A state survey shows that California made modest gains in recycled water use during the drought, but that number is likely to grow, thanks to a number of factors, say water experts Jennifer West and Bobbi Larson.

Written by Bobbi Larson, Jennifer West Published on Read time Approx. 2 minutes
A pipe feeds recycled wastewater to a holding pond to recharge an underground aquifer at the Orange County Water District recharge facility in Anaheim, Calif.AP/Chris Carlson

The state’s recently released survey about California’s use of recycled water was disappointing for recycled water use advocates, but it doesn’t tell the full story.

The survey, by the State Water Resources Control Board and Department of Water Resources, found that recycled water use has increased by 44,500 acre-feet since 2009. California used 713,653 acre-feet of recycled water in 2015.

While we had hoped for greater gains, progress and opportunities abound. Recycled water use is poised to provide over a million acre-feet of water to augment local drinking water supplies in addition to continuing to reduce potable water use for irrigation and industrial applications.

Several factors that also contributed to the survey results cannot be overlooked.

First, the survey measured recycled water use from 2009-2015 when California was in the grip of an epic drought. During this time, there was a 25 percent average reduction in water use across the state to meet state requirements and mandates. These cutbacks occurred in both potable and recycled water use. Furthermore, water use efficiency – while desirable as a way of life in California, especially during drought – has reduced the amount of wastewater available – thus reducing the amount of recycled water that can be produced.

Second, like the rest of the country, California experienced an extraordinary economic downturn. Economic challenges, along with decreased revenues due to the drought, forced many agencies to place some water projects on hold. Recycled water expansion projects were among the first.

Third, each community has its own set of variables to consider when responding to recycled water use. The findings show that the highest water recycling uses were for outdoor landscape irrigation projects. While these projects are just as important to a community as larger volume potable reuse projects, they don’t result in large acre-feet increases in use of recycled water.

Let’s look beyond the modest 44,500 acre-feet increase to see the exciting news on the horizon.

Recycled water used to recharge groundwater supplies for drinking water increased nearly 30 percent. This is water used day in and day out, and not just seasonally for irrigation. And, along with this promising increase, there are dozens of new, innovative projects underway and other opportunities to increase water reuse.

Currently, there are 17 groundwater recharge projects planned that could result in 225,000 acre-feet of water reuse per year.
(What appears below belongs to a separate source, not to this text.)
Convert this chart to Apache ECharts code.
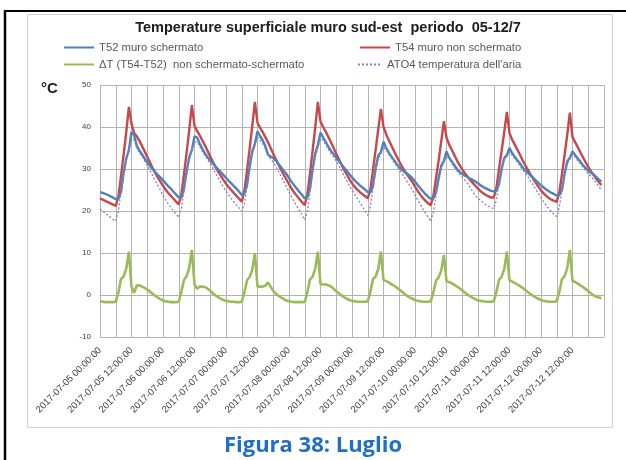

California also has four reservoir augmentation projects underway that could yield another 100,000 acre-feet of recycled water per year.

Even more opportunities can be realized as the Water Board develops regulations to use purified water in aqueducts and canals and approves permits for potable reuse. According to the Water Environment and Reuse Foundation, potable reuse has the potential to provide an additional 1.1 million acre-feet of drinking water supplies per year once approved and permitted. These projects combined with the existing irrigation and industrial use projects will put California’s annual recycled water use well over the state’s statutory goal of 1.5 million acre-feet.

Planned and potential water reuse projects are all critical to California’s water portfolio and long-term water supply solution. As agencies embark on innovative water reuse projects, they need regulatory certainty, funding and public support to realize their full potential. With the confluence of these supporting factors, the numbers for statewide water recycling use will look much more positive by the time of the next statewide survey.

The views expressed in this article belong to the author and do not necessarily reflect the editorial policy of Water Deeply.